New analysis from Frost & Sullivan, Product and Pipeline Analysis of the Global Colorectal Cancer Market, finds that advanced targeted therapies are dominating the colorectal cancer pipeline, accounting for 60% of the drugs under development. This trend remains in line with the broader oncology market’s shift away from standard cytotoxic regimens toward tumour-specific, personalised modalities.

“The growing understanding of the molecular make-up of specific colorectal cancer pathways will lead to the evolution of new biomarker targets and additional multi-targeted immunotherapies,” said Frost & Sullivan Healthcare Senior Industry Analyst Barbara Gilmore. “Biomarker testing, in particular, will become the standard of care, facilitating the selection of a targeted therapy for a patient’s individual need (predictive biomarkers) as well as defining the patient’s specific tumour type (prognostic biomarkers).”

Head-to-head trials now commonplace in the colorectal cancer space

In a crowded market, clear product differentiation and strong marketing efforts will be critical. New solutions must compete with well-established products and therefore, need to demonstrate superior profiles in terms of disease-free survival, time to progression, and overall survival rates. Regulators and payers are intensely scrutinising novel remedies, and the bar for approval and reimbursement is significantly higher than a decade ago.

Moreover, the emergence of value-based reimbursement in United States and Western European healthcare has limited targeted therapeutics and diagnostic biomarker tests to patients who will most likely respond to these costly therapies. Payers want to know which treatments are expected to work in order to justify the high costs of targeted regimens.

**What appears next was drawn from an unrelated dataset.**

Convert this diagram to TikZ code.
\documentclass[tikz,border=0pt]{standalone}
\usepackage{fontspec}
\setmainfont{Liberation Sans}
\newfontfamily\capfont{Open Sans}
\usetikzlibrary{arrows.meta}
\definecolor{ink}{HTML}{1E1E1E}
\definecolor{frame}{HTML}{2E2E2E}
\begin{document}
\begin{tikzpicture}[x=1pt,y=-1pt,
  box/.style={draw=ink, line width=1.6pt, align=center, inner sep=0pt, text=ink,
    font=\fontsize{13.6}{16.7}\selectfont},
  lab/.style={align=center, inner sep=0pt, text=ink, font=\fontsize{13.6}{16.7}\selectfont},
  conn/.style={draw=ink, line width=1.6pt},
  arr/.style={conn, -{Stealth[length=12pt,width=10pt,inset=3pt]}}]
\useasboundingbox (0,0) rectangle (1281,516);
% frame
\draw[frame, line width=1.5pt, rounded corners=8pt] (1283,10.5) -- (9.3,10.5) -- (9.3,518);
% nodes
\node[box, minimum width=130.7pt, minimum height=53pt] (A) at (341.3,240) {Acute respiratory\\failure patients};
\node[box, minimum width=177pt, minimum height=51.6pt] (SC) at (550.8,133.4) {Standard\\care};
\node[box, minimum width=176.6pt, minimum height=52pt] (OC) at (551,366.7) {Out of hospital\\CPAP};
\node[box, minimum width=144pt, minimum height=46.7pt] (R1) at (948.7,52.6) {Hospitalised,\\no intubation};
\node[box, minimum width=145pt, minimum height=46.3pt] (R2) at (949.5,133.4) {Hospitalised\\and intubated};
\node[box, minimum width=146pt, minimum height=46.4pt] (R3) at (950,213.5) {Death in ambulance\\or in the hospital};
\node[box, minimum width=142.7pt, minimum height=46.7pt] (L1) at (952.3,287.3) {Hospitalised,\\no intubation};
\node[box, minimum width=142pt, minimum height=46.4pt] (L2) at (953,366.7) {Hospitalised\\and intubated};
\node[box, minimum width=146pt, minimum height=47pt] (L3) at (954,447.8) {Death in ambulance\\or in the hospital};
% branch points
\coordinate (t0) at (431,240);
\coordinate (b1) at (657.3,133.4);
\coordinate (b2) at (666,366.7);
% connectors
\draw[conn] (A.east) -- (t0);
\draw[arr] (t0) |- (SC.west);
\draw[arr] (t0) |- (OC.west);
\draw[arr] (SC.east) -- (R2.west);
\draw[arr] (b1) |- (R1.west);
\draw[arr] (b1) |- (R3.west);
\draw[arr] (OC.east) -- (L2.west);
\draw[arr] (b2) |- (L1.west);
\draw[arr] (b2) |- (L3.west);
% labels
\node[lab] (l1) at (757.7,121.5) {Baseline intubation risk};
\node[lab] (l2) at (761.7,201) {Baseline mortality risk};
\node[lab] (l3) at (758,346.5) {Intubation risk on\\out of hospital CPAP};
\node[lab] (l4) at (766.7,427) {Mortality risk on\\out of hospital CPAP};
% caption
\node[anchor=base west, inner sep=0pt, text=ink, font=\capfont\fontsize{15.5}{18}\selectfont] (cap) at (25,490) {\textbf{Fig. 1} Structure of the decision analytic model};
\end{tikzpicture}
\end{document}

“Producing comparative efficacy data that demonstrates improved survival over competing modalities, along with appropriate pricing strategies, is especially vital since there are multiple tiers of treatment,” noted Gilmore. “To that end, head-to-head trials are now commonplace in the colorectal cancer space.”
The rising popularity of targeted therapeutics has not affected cytotoxic use, as physicians administer targeted therapies in combination with cytotoxic treatment. In fact, the far-reaching success of immune-based and targeted modalities points to their potential to finally bridge the gap between present cytotoxic regimens and future cancer treatments.